Photo by David Cooper
Photo by David Cooper

This is literally the only badly executed play at the entire Shaw Festival this year. Do you know how impressive that is? Most ten-play seasons have a hit or two and maybe a handful more that are merely pleasant, then at least a few duds. But Light Up the Sky, that’s it this year for the Shaw. That’s the whole terrible ballgame (I’m choosing to focus on Sweet Charity’s strong execution rather than its inherent terrible-ness). And it’s not even really that bad; it’s just boring.

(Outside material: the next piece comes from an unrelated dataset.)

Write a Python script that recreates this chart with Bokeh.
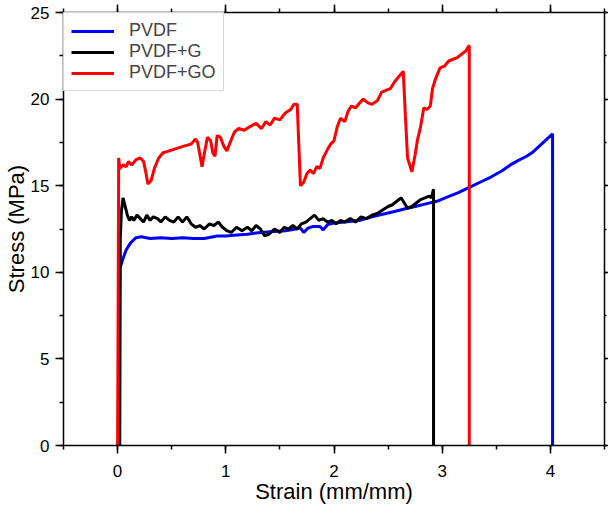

Despite working with one of the most star-studded ensembles of the year (Claire Jullien, Steven Sutcliffe, Kelli Fox, Graeme Somerville, Thom Marriott, Laurie Paton, Fiona Byrne, Charlie Gallant- every single one a personal favourite), Blair Williams’ broad direction wastes whatever interesting truth lies within Moss Hart’s somewhat self-indulgent play about the premiere of a brilliant (but misunderstood) play. There’s something to the crushing self doubt that drives many of the characters and there’s definitely something to the struggle of Charlie Gallant’s naïve wunderkind stuck in a world of smooth talkers too opportunistic to trust (and in the idea that he will never trust them, no matter how sincerely they make amends). But there’s very little exploration of that potential in this production, just a lot of parrot jokes and broad “that’s what an actress acts like, right?” posturing.